Folha de S. Paulo
Esse fascínio atemorizado pela morte decorre
de uma alergia à vida, por um mal-estar civilizatório insuperável
A maior preocupação da plutocracia que acaba
de chegar ao poder com Trump é hoje a imortalidade. Jeff Bezos,
da Amazon,
pesquisa o elixir da juventude, enquanto Sergey Brin e Larry Page, donos
da Google,
concentram-se numa startup ("Calico") cujo objetivo é "matar a
morte". Mas há colaterais de menor porte: movidos por achados
arqueológicos, cientistas vêm se declarando prontos para ressuscitar animais
extintos, do mamute
ao pássaro dodô.
O DNA das fezes e do vômito
de dinossauros é o caminho técnico.
O dodô existia até o século 17 nas ilhas Maurício, no Índico, desaparecendo 100 anos após a chegada dos humanos. Anacronismo vivo, semelhante a um pombo de um metro de altura, tinha asas, mas não voava, não tinha medo de humanos, nem sequer de marinheiros esfomeados. Foi caçado até o último exemplar, mas ficou como símbolo da indiferença suicida. Ressuscitar o extinto é só uma variável dos projetos de extinção da morte.
O documentário "Eternal you" mostra
a IA simulando conversas de vivos com mortos. Mas o passado projeta-se também
para iluminar aspectos obscuros de identidades culturais presentes. É que, em
matéria de evolução, não existe escala única como padrão hierárquico para os
diversos modos de existência. Técnicas e objetos sempre foram vetores de
energia em culturas tradicionais, como entre os europeus, com o diferencial do
grau de desenvolvimento das forças produtivas. O que era sagrado e festivo perdeu
a vez para o mercantilismo.
É preciso, assim, distinguir formas
holísticas de vida nas sociedades tradicionais das formas mortas que rondam a
atualidade. Hoje se assiste a uma mutação radical na espécie humana, em que são
convergentes criação orgânica e criação artificial: tecnologia não é mais um
outro do humano, é também o seu constituinte. São metamorfoses que ainda não se
medem cientificamente, mas podem ser sentidas no cotidiano.
Ou assustadoras sob formas caóticas. Uma
delas é a obsessão com identidades mortas, tematizadas no imaginário como
mortos-vivos, infecciosos e mortíferos. Fantasias do medo radical, que é o medo
da morte. E a solução fantasiosa para a ameaça é sempre o emprego de armas,
cada vez mais criativas e poderosas. Coisa natural para os americanos, cuja
cidadania está ancorada no passado miliciano da independência e da guerra
civil. Arma virou agora fonte de identidade.

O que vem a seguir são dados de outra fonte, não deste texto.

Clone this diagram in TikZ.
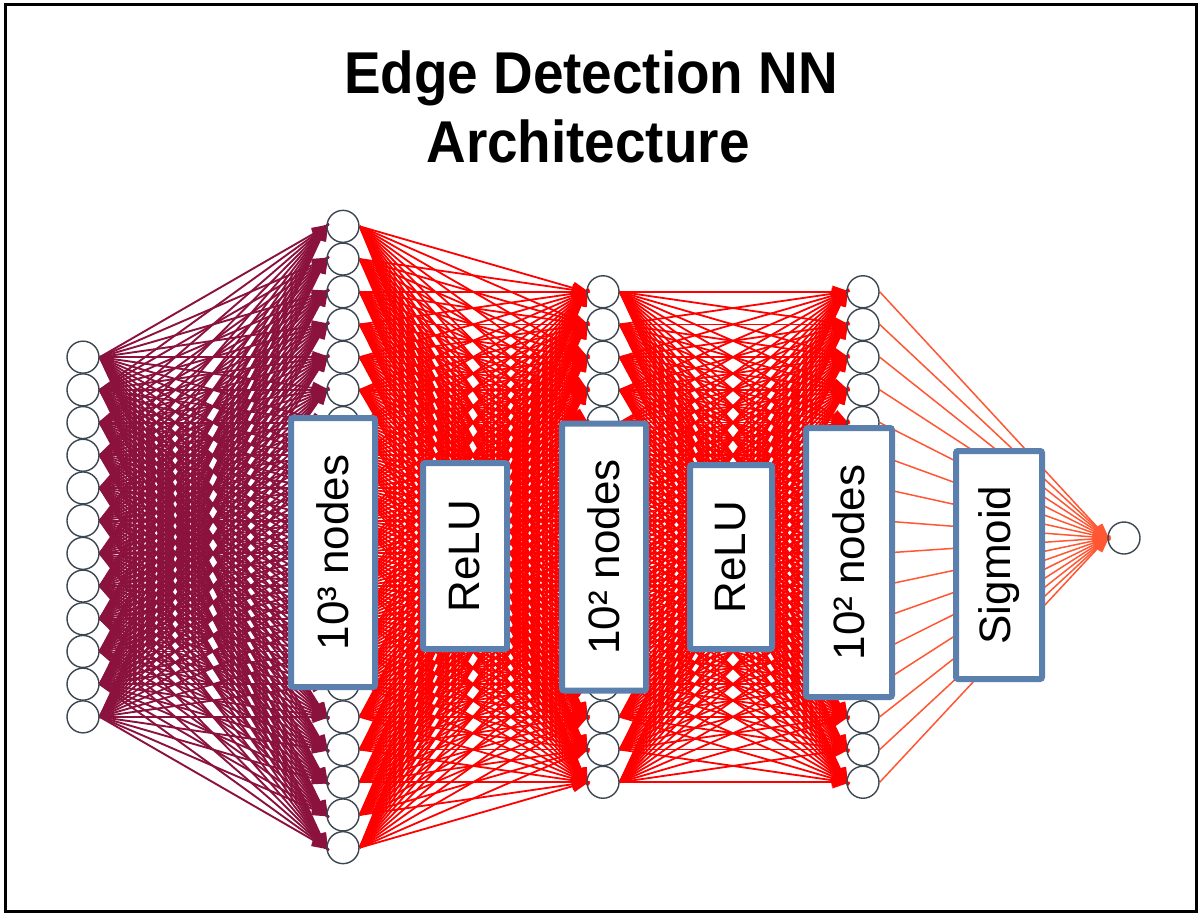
\documentclass[tikz,border=0pt]{standalone}
\usepackage{fontspec}
\setmainfont{Liberation Sans}
\usetikzlibrary{arrows.meta}
\pgfdeclarelayer{bg}
\pgfdeclarelayer{edges}
\pgfsetlayers{bg,edges,main}
\definecolor{maroonE}{RGB}{140,18,62}
\definecolor{redE}{RGB}{255,0,0}
\definecolor{orangeE}{RGB}{255,87,51}
\definecolor{neuronC}{RGB}{60,70,80}
\definecolor{boxC}{RGB}{91,128,173}
\begin{document}
\begin{tikzpicture}[x=1pt,y=-1pt,
  neuron/.style={circle,draw=neuronC,line width=1.4pt,minimum size=32pt,inner sep=0pt},
  tipA/.style={-{Triangle[length=18pt,width=12pt]},shorten >=-4pt},
  edgeA/.style={draw=maroonE,line width=1.9pt,tipA},
  edgeB/.style={draw=redE,line width=1.8pt,tipA},
  edgeC/.style={draw=orangeE,line width=1.5pt,tipA},
  labelbox/.style={draw=boxC,fill=white,line width=6pt,rounded corners=2pt,rotate=90,inner sep=0pt,font=\fontsize{44}{48}\selectfont},
  titlenode/.style={font=\fontsize{59}{69}\selectfont\bfseries,anchor=base,inner sep=0pt}
]
\useasboundingbox (0,0) rectangle (1202,918);
\begin{pgfonlayer}{bg}
\fill[white] (0,0) rectangle (1202,918);
\end{pgfonlayer}
\draw[line width=2.2pt] (5.5,4.5) rectangle (1196.5,911.5);

\node[titlenode] (title1) at (591,93) {\scalebox{0.93}[1]{Edge Detection NN}};
\node[titlenode] (title2) at (588,162) {\scalebox{0.93}[1]{Architecture}};

% neurons
\foreach \i in {1,...,12}{\node[neuron] (a\i) at (83,{537+(\i-6.5)*32.7}) {};}
\foreach \i in {1,...,20}{\node[neuron] (b\i) at (343,{537+(\i-10.5)*32.7}) {};}
\foreach \i in {1,...,16}{\node[neuron] (c\i) at (603,{537+(\i-8.5)*32.7}) {};}
\foreach \i in {1,...,16}{\node[neuron] (d\i) at (863,{537+(\i-8.5)*32.7}) {};}
\node[neuron] (o) at (1124,538) {};

% connections
\begin{pgfonlayer}{edges}
\foreach \i in {1,...,12}{\foreach \j in {1,...,20}{\draw[edgeA] (a\i.east) -- (b\j.west);}}
\foreach \i in {1,...,20}{\foreach \j in {1,...,16}{\draw[edgeB] (b\i.east) -- (c\j.west);}}
\foreach \i in {1,...,16}{\foreach \j in {1,...,16}{\draw[edgeB] (c\i.east) -- (d\j.west);}}
\foreach \i in {1,...,16}{\draw[edgeC] (d\i.east) -- (o.west);}
\end{pgfonlayer}

% label boxes
\node[labelbox,minimum width=269pt,minimum height=84pt] (box1) at (333,552.5) {10³ nodes};
\node[labelbox,minimum width=186pt,minimum height=84pt] (box2) at (465,556) {ReLU};
\node[labelbox,minimum width=267pt,minimum height=84pt] (box3) at (604,557) {10² nodes};
\node[labelbox,minimum width=184pt,minimum height=82pt] (box4) at (731,557) {ReLU};
\node[labelbox,minimum width=269pt,minimum height=86pt] (box5) at (849,562.5) {10² nodes};
\node[labelbox,minimum width=228pt,minimum height=86pt] (box6) at (999,565) {Sigmoid};
\end{tikzpicture}
\end{document}
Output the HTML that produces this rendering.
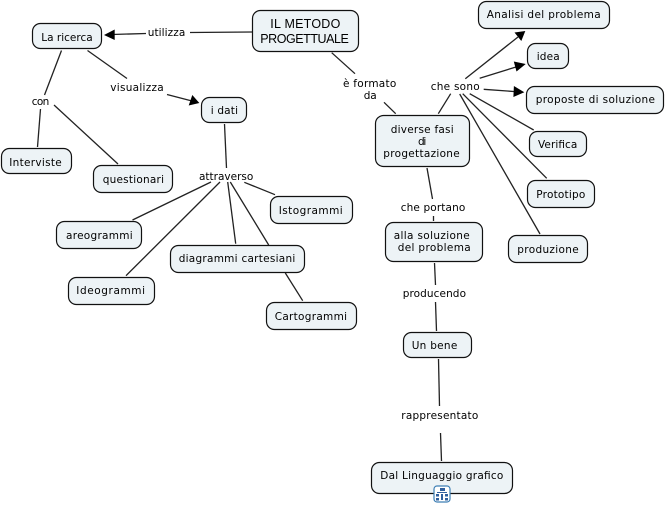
<!DOCTYPE html>
<html><head><meta charset="utf-8">
<style>
html,body{margin:0;padding:0;background:#fff;width:666px;height:505px;overflow:hidden}
svg{display:block}
text{font-family:"DejaVu Sans",sans-serif;font-size:10.5px;fill:#000}
.t{font-family:"Liberation Sans",sans-serif;font-size:12.5px}
.n rect{fill:#edf3f6;stroke:#111;stroke-width:1.2}
.l line{stroke:#222;stroke-width:1.3}
</style></head><body>
<svg width="666" height="505" viewBox="0 0 666 505" xmlns="http://www.w3.org/2000/svg">
<rect width="666" height="505" fill="#fff"/>
<g class="l">
<line x1="252" y1="32" x2="190" y2="32.5"/>
<line x1="146" y1="33.5" x2="112" y2="34.5"/>
<line x1="87.5" y1="50.5" x2="127" y2="78.5"/>
<line x1="167" y1="94.5" x2="192" y2="101"/>
<line x1="61.5" y1="50.5" x2="44.5" y2="95"/>
<line x1="40.5" y1="109" x2="37.5" y2="147"/>
<line x1="54" y1="105" x2="118" y2="164"/>
<line x1="224.5" y1="124" x2="226.5" y2="168"/>
<line x1="211" y1="182" x2="132.5" y2="220"/>
<line x1="220" y1="182" x2="126" y2="275.7"/>
<line x1="227.7" y1="182" x2="235.7" y2="243.7"/>
<line x1="230.3" y1="182" x2="268.7" y2="245"/>
<line x1="244.3" y1="182.3" x2="275" y2="194.7"/>
<line x1="285.3" y1="273" x2="302.7" y2="300.7"/>
<line x1="331.7" y1="52.7" x2="355" y2="73.7"/>
<line x1="384" y1="102.3" x2="395.7" y2="113.7"/>
<line x1="438.3" y1="113.7" x2="450.7" y2="93.7"/>
<line x1="465.3" y1="78.7" x2="518" y2="37"/>
<line x1="479.7" y1="78.3" x2="516" y2="67"/>
<line x1="483.7" y1="89.3" x2="515" y2="91.6"/>
<line x1="469.7" y1="93.7" x2="533.7" y2="130"/>
<line x1="462.7" y1="93.7" x2="546.7" y2="178.3"/>
<line x1="459.7" y1="94" x2="540" y2="234"/>
<line x1="427" y1="168" x2="432.5" y2="199"/>
<line x1="433.5" y1="216" x2="433.5" y2="221"/>
<line x1="434.5" y1="263" x2="435.5" y2="285"/>
<line x1="435.5" y1="302" x2="436.5" y2="331"/>
<line x1="438.5" y1="359" x2="439.5" y2="406"/>
<line x1="440.5" y1="433" x2="441.5" y2="461"/>
</g>
<g fill="#000">
<polygon points="104,35 114.7,29.5 114.7,40"/>
<polygon points="199.3,103 188.7,105.5 192.3,95"/>
<polygon points="525.3,31 521.3,41 514.5,32.5"/>
<polygon points="525.7,64 516.5,71.5 513.8,61.5"/>
<polygon points="524.3,92.3 513.4,97 513.9,86"/>
</g>
<g class="n">
<rect x="252.5" y="10.5" width="106" height="41" rx="8"/>
<rect x="32.5" y="23.5" width="69" height="25" rx="8"/>
<rect x="201.5" y="97.5" width="45" height="25" rx="8"/>
<rect x="1.5" y="148.5" width="70" height="25" rx="8"/>
<rect x="93.5" y="165.5" width="79" height="27" rx="8"/>
<rect x="56.5" y="221.5" width="85" height="27" rx="8"/>
<rect x="270.5" y="196.5" width="82" height="27" rx="8"/>
<rect x="170.5" y="245.5" width="134" height="27" rx="8"/>
<rect x="68.5" y="277.5" width="86" height="27" rx="8"/>
<rect x="266.5" y="302.5" width="90" height="27" rx="8"/>
<rect x="478.5" y="1.5" width="131" height="27" rx="8"/>
<rect x="527.5" y="43.5" width="41" height="25" rx="8"/>
<rect x="526.5" y="86.5" width="137" height="27" rx="8"/>
<rect x="529.5" y="131.5" width="57" height="25" rx="8"/>
<rect x="527.5" y="180.5" width="67" height="27" rx="8"/>
<rect x="508.5" y="235.5" width="79" height="27" rx="8"/>
<rect x="375.5" y="115.5" width="94" height="51" rx="8"/>
<rect x="385.5" y="222.5" width="97" height="39" rx="8"/>
<rect x="403.5" y="332.5" width="68" height="25" rx="8"/>
<rect x="371.5" y="462.5" width="141" height="31" rx="8"/>
</g>
<text class="t" x="270.3" y="28" textLength="70" lengthAdjust="spacing">IL METODO</text>
<text class="t" x="260.3" y="43" textLength="88.5" lengthAdjust="spacing">PROGETTUALE</text>
<text x="147.7" y="36" textLength="37.6">utilizza</text>
<text x="41.3" y="41" textLength="51.4">La ricerca</text>
<text x="110.3" y="91" textLength="53.4">visualizza</text>
<text x="31.7" y="105" textLength="17.6">con</text>
<text x="210.7" y="114" textLength="27.3">i dati</text>
<text x="9.3" y="166" textLength="52.4">Interviste</text>
<text x="102.7" y="183" textLength="61.3">questionari</text>
<text x="199" y="180" textLength="54.3">attraverso</text>
<text x="66" y="239" textLength="66.7">areogrammi</text>
<text x="278.7" y="214" textLength="64">Istogrammi</text>
<text x="178.7" y="262" textLength="116.6">diagrammi cartesiani</text>
<text x="76.3" y="294" textLength="68.7">Ideogrammi</text>
<text x="274.7" y="320" textLength="72.3">Cartogrammi</text>
<text x="486.7" y="18" textLength="114">Analisi del problema</text>
<text x="536.7" y="60" textLength="23">idea</text>
<text x="535.7" y="103" textLength="119.3">proposte di soluzione</text>
<text x="538" y="148" textLength="39.3">Verifica</text>
<text x="536.3" y="198" textLength="49">Prototipo</text>
<text x="517.3" y="253" textLength="61.4">produzione</text>
<text x="343" y="87" textLength="53.3">è formato</text>
<text x="363.7" y="99" textLength="13">da</text>
<text x="430.7" y="90" textLength="49">che sono</text>
<text x="390.7" y="133" textLength="63">diverse fasi</text>
<text x="418" y="145" textLength="8.3">di</text>
<text x="383.3" y="157" textLength="76.4">progettazione</text>
<text x="400.7" y="211" textLength="64.6">che portano</text>
<text x="393.7" y="239" textLength="76">alla soluzione</text>
<text x="397.7" y="251" textLength="73">del problema</text>
<text x="402.7" y="297" textLength="63.3">producendo</text>
<text x="411.7" y="349" textLength="45.6">Un bene</text>
<text x="401.3" y="419" textLength="77">rappresentato</text>
<text x="380.3" y="479" textLength="123">Dal Linguaggio grafico</text>
<g>
<rect x="434" y="486" width="16" height="16" rx="3" fill="#fff" stroke="#3d7fb5" stroke-width="1.2"/>
<g fill="#2f5f9e">
<rect x="440" y="488" width="5" height="3"/>
<rect x="436" y="494" width="3" height="2.5"/>
<rect x="445" y="494" width="3" height="2.5"/>
<rect x="436" y="498" width="3" height="2.5"/>
<rect x="445" y="498" width="3" height="2.5"/>
<rect x="441" y="494" width="2" height="6"/>
<rect x="437" y="492" width="10" height="1"/>
</g>
</g>
</svg>
</body></html>
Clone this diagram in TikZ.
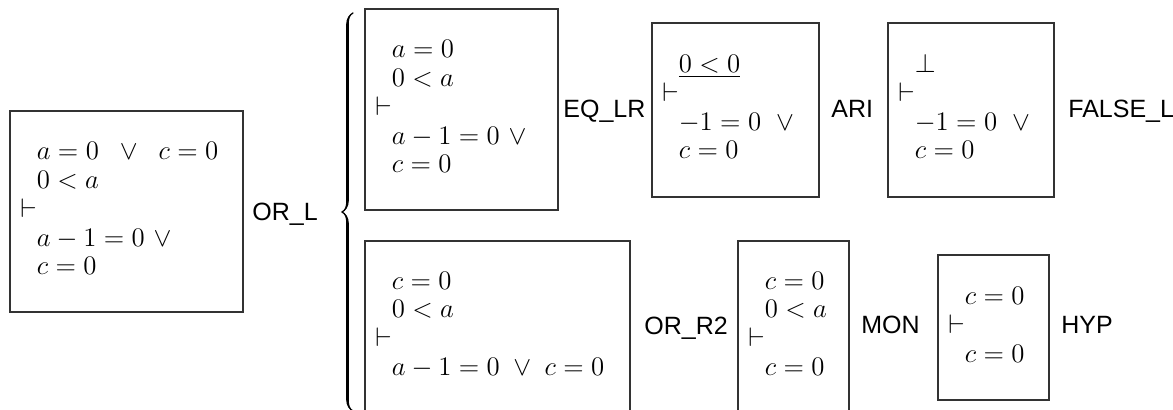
\RequirePackage{fix-cm}
\documentclass[tikz,border=0pt]{standalone}
\usepackage{fontspec}
\setsansfont{Liberation Sans}
\usetikzlibrary{decorations.pathreplacing,calligraphy}
\newcommand{\seqt}[1]{\begin{tabular}{@{}l@{}l@{}}#1\end{tabular}}
\begin{document}
\begin{tikzpicture}[x=0.5pt,y=-0.5pt,
  box/.style 2 args={draw=black!80, line width=0.6pt, minimum width=#1, minimum height=#2, anchor=north west, inner sep=0pt, outer sep=0pt},
  seq/.style={anchor=west, inner sep=0pt, font=\fontsize{13.4pt}{14.4pt}\selectfont},
  lab/.style={anchor=base west, inner sep=0pt, font=\sffamily\fontsize{12.5pt}{14pt}\selectfont}]
\useasboundingbox (0,0) rectangle (1173,410);
% boxes
\node[box={116.5pt}{100.5pt}] (b1) at (10,111) {};
\node[box={96.5pt}{100.5pt}] (b2) at (365,9) {};
\node[box={83.5pt}{87pt}] (b3) at (652,23) {};
\node[box={83pt}{87pt}] (b4) at (888,23) {};
\node[box={132.5pt}{85.5pt}] (b5) at (365,241) {};
\node[box={55.5pt}{85.5pt}] (b6) at (738,241) {};
\node[box={55.5pt}{72.5pt}] (b7) at (938,255) {};
% contents
\node[seq] (s1) at ([xshift=5pt]b1.west) {\seqt{
 & $a = 0 \mskip 14mu{\vee}\mskip 14mu c = 0$ \\
 & $0 < a$ \\
 $\vdash$ & \\
 & $a - 1 = 0\ \vee$ \\
 & $c = 0$}};
\node[seq] (s2) at ([xshift=5pt]b2.west) {\seqt{
 & $a = 0$ \\
 & $0 < a$ \\
 $\vdash$ & \\
 & $a - 1 = 0\ \vee$ \\
 & $c = 0$}};
\node[seq] (s3) at ([xshift=5pt]b3.west) {\seqt{
 & $\underline{0 < 0}$ \\
 $\vdash$ & \\
 & $-1 = 0\;\;\vee$ \\
 & $c = 0$}};
\node[seq] (s4) at ([xshift=5pt]b4.west) {\seqt{
 & $\bot$ \\
 $\vdash$ & \\
 & $-1 = 0\;\;\vee$ \\
 & $c = 0$}};
\node[seq] (s5) at ([xshift=5pt]b5.west) {\seqt{
 & $c = 0$ \\
 & $0 < a$ \\
 $\vdash$ & \\
 & $a - 1 = 0 \;\vee\; c = 0$}};
\node[seq] (s6) at ([xshift=5pt]b6.west) {\seqt{
 & $c = 0$ \\
 & $0 < a$ \\
 $\vdash$ & \\
 & $c = 0$}};
\node[seq] (s7) at ([xshift=5pt]b7.west) {\seqt{
 & $c = 0$ \\
 $\vdash$ & \\
 & $c = 0$}};
% rule labels
\node[lab] (l1) at (252,221) {OR\_L};
\node[lab] (l2) at (563,118) {EQ\_LR};
\node[lab] (l3) at (831,118) {ARI};
\node[lab] (l4) at (1068,118) {FALSE\_L};
\node[lab] (l5) at (644,335) {OR\_R2};
\node[lab] (l6) at (861,334) {MON};
\node[lab] (l7) at (1061,334) {HYP};
% brace
\coordinate (bt) at (353,13);
\coordinate (bb) at (353,411);
\draw[decorate, decoration={calligraphic brace, amplitude=5.5pt}, line width=1.3pt] (bb) -- (bt);
\end{tikzpicture}
\end{document}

No Natal, pais deram pistolas
verdadeiras de presente a crianças de seis anos.
Esse fascínio atemorizado pela morte decorre
de uma alergia à vida, por um mal-estar civilizatório insuperável, já que a
prosperidade predatória é outra face da morte do planeta. A Constituição
americana consagra o direito individual de busca da felicidade, mas o país é
sem alegria real, pois alegria ensina que felicidade é comunhão de vida.
Importam apenas negócios e, agora, esperança de futuro em Marte com o homem
imortal, o cyborg, pesquisado por Musk. Vale perguntar o que nós mortais temos
a ver com isso. Nada, responderia o bom senso. Mas a ultradireita sempre
encontrará nas redes o vômito de algum dinossauro político para o DNA da
mistificação. Por isso é bom ter em mente que, no regime "imperial
libertário" tramado pelos plutocratas, democracia é o pássaro dodô da vez.